Nikhil Paul George, who has roots in Kerala, talks about his music career and his songs in Barfi!
Barfi! has created magic on screen with its story, cast and heart-warming music by Pritam. And somebody who is really happy with the way things have panned out is Nikhil Paul George, who has crooned two songs in the movie – ‘Main kya karoon…’, a soft solo number, and ‘Aashiyan…’, a duet with Shreya Ghosal. Born to Malayali parents settled in Nagpur, Nikhil stays in London, where he works “incorporating music production, composition and arrangement.” Nikhil shares his musical journey with MetroPlus in an email interview.
His Malayali connection
My parents are Malayalis (his father is from Kottayam and mother from Thiruvananthapuram), so I guess I’m Malayali by association! I don’t really speak Malayalam, though I’ve had my share of lessons on rolling my tongue for ‘pazham’ and ‘mazha’ (the ‘y’s and the ‘z’s still don’t add up in my head). I last came to Kerala three years ago. I actually grew up in Nagpur. But then I’m not proficient in Marathi either! After my graduation (in computer science from Nagpur University) I moved to London to study composition at the Royal College of Music and am now based in London. I have a sister who lives in Mumbai with her husband and children.
On his musical background
My family is very musical, so I had many influences from the music they used to make when I was growing up. I started with learning the Western classical guitar, mostly teaching myself and appearing for examinations conducted in India by Trinity College of Music. After completing a diploma, I taught at the Bangalore School of Music before leaving for London.
I was able to study music in London because of a scholarship from the J.N. Tata foundation. I also won a Take-off Grant from the Inlaks Shivdasani Foundation to continue my studies here. I was also in a rock band, a church choir and an acapella group. Church music in general has had a big influence on me.
I work as a freelance musician. I also work for a church on Sundays which gives me an opportunity to serve the local community through music and other programmes.

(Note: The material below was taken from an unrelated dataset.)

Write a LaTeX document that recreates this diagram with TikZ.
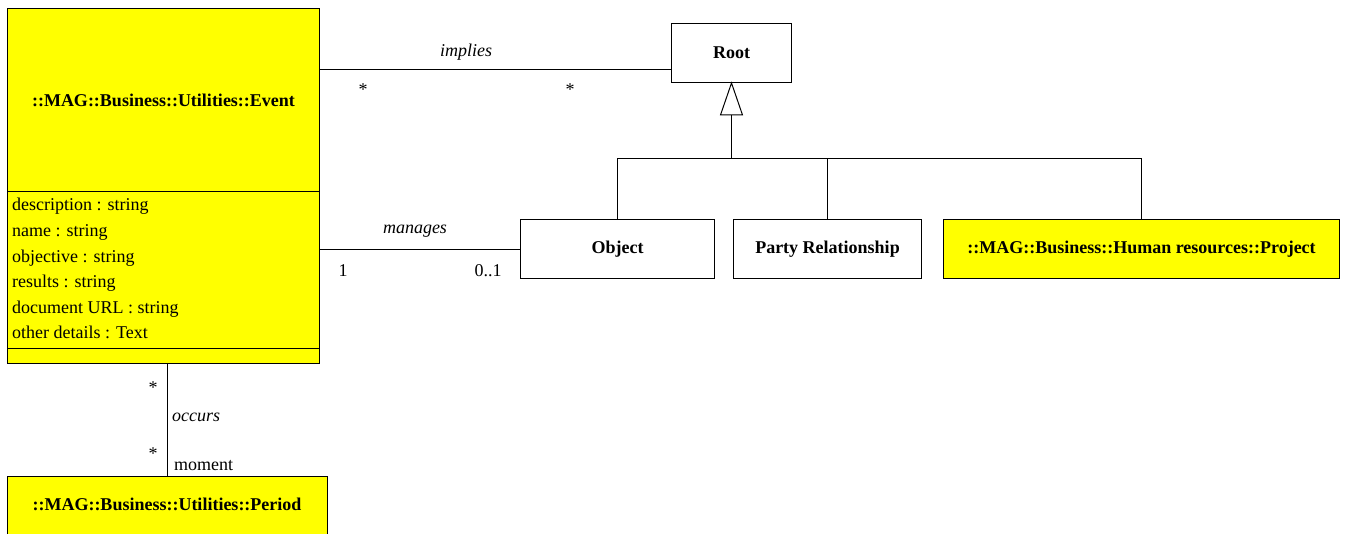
\documentclass[tikz,border=0pt]{standalone}
\usepackage{fontspec}
\setmainfont{Liberation Serif}
\definecolor{clsyellow}{RGB}{255,255,0}
\begin{document}
\begin{tikzpicture}[x=1pt,y=-1pt,
  txt/.style={inner sep=0pt, font=\fontsize{18}{25.6}\selectfont},
  cls/.style={draw=black, line width=1pt, inner sep=0pt, anchor=north west,
    font=\fontsize{18}{25.6}\selectfont\bfseries},
  hl/.style={fill=clsyellow},
  assoc/.style={draw=black, line width=1pt},
  role/.style={txt, font=\fontsize{18}{25.6}\selectfont\itshape},
  attr/.style={txt, anchor=base west}]
\useasboundingbox (0,0) rectangle (1345,534);
\clip (0,0) rectangle (1345,534);

% Event class: name, attribute and operation compartments
\node[cls, hl, minimum width=312, minimum height=183] (evhead) at (7,8)
  {::MAG::Business::Utilities::Event};
\node[cls, hl, minimum width=312, minimum height=157] (evattr) at (7,191) {};
\node[cls, hl, minimum width=312, minimum height=15] (evops) at (7,348) {};
\foreach \t [count=\i] in {description : string, name : string,
    objective : string, results : string, document URL : string,
    other details : Text}
  \node[attr] (attr\i) at (12,{185.4+25.6*\i}) {\t};

% Other classes
\node[cls, minimum width=120, minimum height=59] (root) at (671,23) {Root};
\node[cls, minimum width=194, minimum height=59] (object) at (520,219) {Object};
\node[cls, minimum width=188, minimum height=59] (party) at (733,219) {Party Relationship};
\node[cls, hl, minimum width=396, minimum height=59] (project) at (943,219)
  {::MAG::Business::Human resources::Project};
\node[cls, hl, minimum width=320, minimum height=64] (period) at (7,476) {};
\node[txt, font=\fontsize{18}{25.6}\selectfont\bfseries] (periodname) at (167,504)
  {::MAG::Business::Utilities::Period};

% Reference levels for connectors
\coordinate (impy) at (0,70);
\coordinate (many) at (0,250);
\coordinate (gbar) at (0,159);
\coordinate (occx) at (167,0);

% Associations
\draw[assoc] (evhead.east |- impy) -- (root.west |- impy);
\node[role] (implies) at (466,52) {implies};
\node[txt] (impA) at (363,90) {*};
\node[txt] (impB) at (570,90) {*};

\draw[assoc] (evattr.east |- many) -- (object.west |- many);
\node[role] (manages) at (415,231) {manages};
\node[txt] (manA) at (343,271) {1};
\node[txt] (manB) at (488,271) {0..1};

\draw[assoc] (evops.south -| occx) -- (period.north -| occx);
\node[txt] (occA) at (153,388) {*};
\node[txt] (occB) at (153,454) {*};
\node[role, anchor=west] (occurs) at (172,417) {occurs};
\node[txt, anchor=west] (moment) at (174,466) {moment};

% Generalization tree
\draw[assoc, fill=white] (root.south) -- ++(-11,32) -- ++(22,0) -- cycle;
\draw[assoc] (root.south) ++(0,32) -- (root.south |- gbar);
\draw[assoc] (object.north) |- (project.north |- gbar) -- (project.north);
\draw[assoc] (party.north) -- (party.north |- gbar);
\end{tikzpicture}
\end{document}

I was introduced to Pritam through a common friend. I’ve worked with him as vocal recording engineer, vocal arranger, programmer, conductor and backing vocal performer and have played various instruments as well for his compositions in Dum Maaro Dum (‘Te amo…’), Bodyguard (‘I love you…’), Mausam (‘Rabba mein toh…’), Players (‘Kyun duriyan…’), Ferrari Ki Sawari (‘Rusys Theme’ and ‘Life yeh mausambi si…’) and Cocktail (‘Daaru desi…’). My upcoming works with him include Race 2 [in which Nikhil has tried his hand at writing lyrics too!] and Dhoom 3.
As a singer
I started working on the music arrangement for Barfi! in October last year and singing just happened. I’m not really a singer and I don’t like calling myself one, my voice somehow suited the feel of what director Anurag Basu was going for. Pritam, who has a fantastic sense of what works and what doesn’t, was spot on with his lovely compositions for the film. The music team he put together for this film was fantastic. He knew how to get the best out of me too, something I’ll always be grateful for. Apart from singing, I also worked on the arrangement of the songs and the background score. A lot of the instruments and the orchestra you hear in the score was recorded and produced by me here in London.
It really takes courage to go against the grain, I have so much admiration for Anurag for conceiving and leading this beautiful film. I’m not sure I’ll get an opportunity to work on a film like this again, one which justifies the style of music that you hear on the soundtrack.
So this might well be the first and the last time that you’ll hear from me as a singer!